Bundling is what Medicare Advantage does and does well, creating greater efficiencies and allowing plan administrators to offer more to beneficiaries. This should be a good thing. Yet Medicare Advantage’s critics are troubled by the fact that private companies are making profits. The loser has been Medicare Advantage’s primary competitor — government-based, fee-for-service Medicare, whose plummeting customer base and increasing costs threaten the key to any single-payer, government-mandated health care program — a large, socialized risk pool (i.e., making sure enough healthy or wealthy people can balance out the unhealthy and poor customers).
Now Mr. Berwick, who served as administrator of the Centers for Medicare & Medicaid Services under President Barack Obama, once in agreement with the bundling of services, is now an ardent critic of Medicare Advantage. Mr. Berwick is a senior fellow at the Center for American Progress, perhaps the most powerful special interest organization influencing the Biden-Harris administration policy.

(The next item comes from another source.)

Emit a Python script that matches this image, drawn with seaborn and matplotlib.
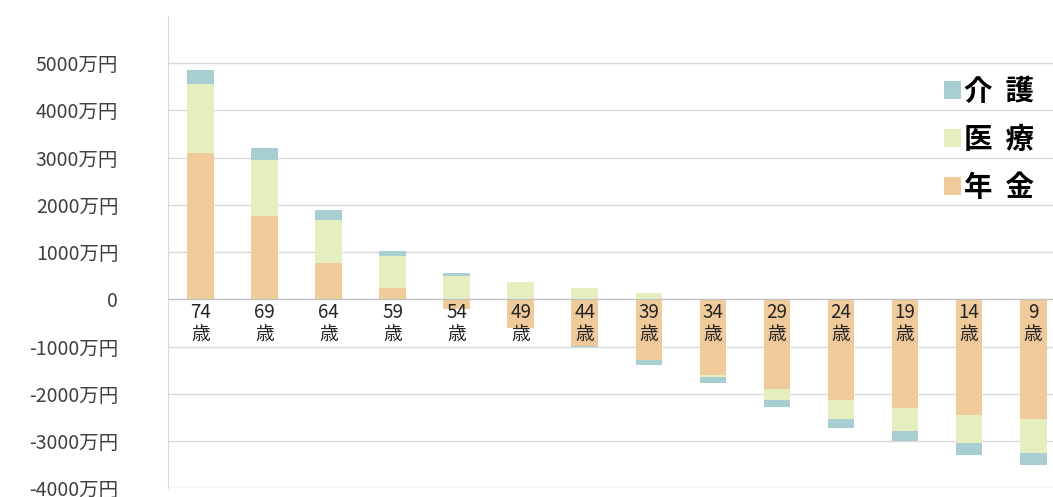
import numpy as np
import pandas as pd
import matplotlib
matplotlib.use("Agg")
import matplotlib.pyplot as plt
from matplotlib.patches import Patch
import seaborn as sns

# ages (category order, left to right)
ages = [74, 69, 64, 59, 54, 49, 44, 39, 34, 29, 24, 19, 14, 9]
# values in 万円
nenkin = [3100, 1760, 770, 240, -200, -600, -990, -1290, -1610, -1890, -2140, -2310, -2450, -2530]
iryo = [1450, 1190, 920, 670, 500, 370, 250, 130, -40, -230, -400, -470, -600, -720]
kaigo = [300, 260, 200, 120, 60, 0, -20, -90, -130, -160, -180, -210, -240, -260]

series_names = ["年金", "医療", "介護"]
legend_labels = {"年金": "年  金", "医療": "医  療", "介護": "介  護"}
colors = {"年金": "#EFCA9B", "医療": "#E5EEBF", "介護": "#A8CED2"}
yticks = [-4000, -3000, -2000, -1000, 0, 1000, 2000, 3000, 4000, 5000]

sns.set_style("white")
plt.rcParams["font.family"] = ["Noto Sans CJK JP", "DejaVu Sans"]

df = pd.DataFrame({"age": [f"{a}歳" for a in ages],
                   "年金": nenkin, "医療": iryo, "介護": kaigo})
order = list(df["age"])

fig = plt.figure(figsize=(10.53, 4.97), dpi=100)
ax = fig.add_axes([168.3 / 1053, 8.7 / 497, 897 / 1053, 472.3 / 497])

# stack positives upward and negatives downward from zero
pos = np.zeros(len(df))
neg = np.zeros(len(df))
for name in series_names:
    vals = df[name].to_numpy(dtype=float)
    bottom = np.where(vals >= 0, pos, neg)
    sns.barplot(x=df["age"], y=vals, order=order, bottom=bottom,
                color=colors[name], saturation=1, width=0.415,
                errorbar=None, linewidth=0, ax=ax)
    pos = pos + np.where(vals >= 0, vals, 0)
    neg = neg + np.where(vals < 0, vals, 0)

ax.set_xlim(-0.5, len(ages) - 0.5)
ax.set_ylim(-4000, 6000)
ax.set_yticks(yticks)
ax.set_yticklabels(["0" if v == 0 else f"{v}万円" for v in yticks])
ax.set_xlabel("")
ax.set_ylabel("")

ax.set_axisbelow(True)
ax.yaxis.grid(True, color="#d9d9d9", linewidth=1)
ax.tick_params(axis="y", length=7, width=1, color="#d9d9d9", pad=29,
               labelsize=14, labelcolor="#404040")

for s in ["top", "right"]:
    ax.spines[s].set_visible(False)
ax.spines["left"].set_color("#d9d9d9")
ax.spines["bottom"].set_position(("data", 0))
ax.spines["bottom"].set_color("#bfbfbf")

# category labels on the zero line, ticks between categories
ax.set_xticks(np.arange(len(ages)))
ax.set_xticklabels([])
ax.tick_params(axis="x", which="major", length=0)
ax.set_xticks(np.arange(-0.5, len(ages), 1), minor=True)
ax.tick_params(axis="x", which="minor", length=4, color="#bfbfbf")
for i, a in enumerate(ages):
    ax.annotate(f"{a}\n歳", (i, 0), xytext=(0, -2), textcoords="offset points",
                ha="center", va="top", fontsize=13.5, color="#262626",
                linespacing=1.05, zorder=5)

handles = [Patch(facecolor=colors[n], edgecolor="none") for n in ["介護", "医療", "年金"]]
leg = ax.legend(handles, [legend_labels[n] for n in ["介護", "医療", "年金"]],
                loc="upper left", bbox_to_anchor=(944 / 1053, 1 - 78 / 497),
                bbox_transform=fig.transFigure, frameon=False,
                prop={"size": 20.5, "weight": "bold"},
                handlelength=0.6, handleheight=0.6, handletextpad=0.12,
                labelspacing=0.7, borderaxespad=0, borderpad=0)
for t in leg.get_texts():
    t.set_color("black")

fig.savefig("out.png", dpi=100)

This year, the center released an analysis of what it termed Medicare Advantage overpayments, placing the estimated cost between $83 billion and $127 billion in 2024 alone. When reporting on administration efforts to reshape Medicare Advantage, the media has reliably turned to Mr. Berwick and a coalition of organizations named Physicians for a National Health Program. The group even cited Mr. Berwick specifically about its Medicare Advantage policy objectives and asserted: “Medicare Advantage plans have been making extremely high profits. What’s going on now are long overdue policy changes to bring their pricing and coding practices back into line.”
Medicare Advantage critics appear to deride the provider’s profit motive and ignore improved consumer choice, patient satisfaction, lower deductibles, and a broad range of benefits. Worse, the government’s own analysis appears to ignore key differences in the structure, incentives and holistic (or narrow) coverage of each program — a classic example of comparing apples to oranges.
Reshaping Medicare Advantage could also advance the administration’s all-consuming equity platform, as a recent CAP paper envisioned, stating that “combining MA payment reforms with improvements to traditional Medicare is an important strategy for advancing health equity.”
Perhaps President Biden’s inadvertent boast “we beat Medicare [Advantage]” wasn’t so inadvertent.
• Martin Hoyt is the director of the Public Health Reform Alliance.